For two months I was the full-time parkour coach at the all girl’s Camp Louise. Parkour is a new addition to Louise’s activity menu, so this was an exciting adventure all around. Equally exciting was the fact that Camp Louise had commissioned APK to custom build the equipment for it. The result was a highly modular system molded into an existing space, where the nature of the challenges could be quickly scaled up or down, depending on what the kids were most eager to do.

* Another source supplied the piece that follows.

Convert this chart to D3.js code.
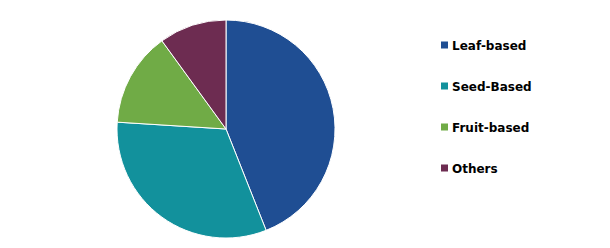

At the start of the summer I wasn’t sure how the whole thing would go, but in spite of my initial trepidation, it went wonderfully. I was delighted, the kids were delighted, and the rest of the camp staff were delighted. It was so good to see these kids jumping, climbing, and smiling. Especially considering the way things have been of late. They really needed it, and to be honest, so did I. I simply cannot choose just one highlight. There was the group of teens who approached me one day to thank me, and say that the classes were leaving them feeling encouraged and empowered. The time a fellow staff member came and informed me that a particular camper who’d been withdrawn and struggling with homesickness had relaxed and blossomed after spending an hour on the obstacles. Then there were the dozens more whose faces I watched transform from nervous disbelief to genuine astonishment and pure joy when they discovered they were capable of doing more than they knew. Most of these kids, I found, were very eager to be challenged and try new things. Particularly once they’d had a taste of their own undiscovered potential. The challenges never needed to be particularly ‘impressive’, just enough to be out of the ordinary and feel like a stretch. It nourished my soul to be able to give that to them and their feedback tells me it nourished theirs as well.

For the time being, parkour is an uncommon element in summer camp programs. There’s a great deal of misconception floating around, and the additional logistics required can easily appear daunting. Camp Louise, and its sibling Camp Airy, are proving that it’s entirely possible to run parkour in a camp setting and to do so very, very successfully. I sincerely hope this is the start of something wonderful and new. I, for one, can hardly wait to do it again next year.

Summer camp parkour equipment

**Note regarding photographs: While it would be wonderful to let everyone see the children’s shining faces, the images used here have been chosen specifically because they do not show any of the campers. This has been done out of respect for the children and their families and for their safety.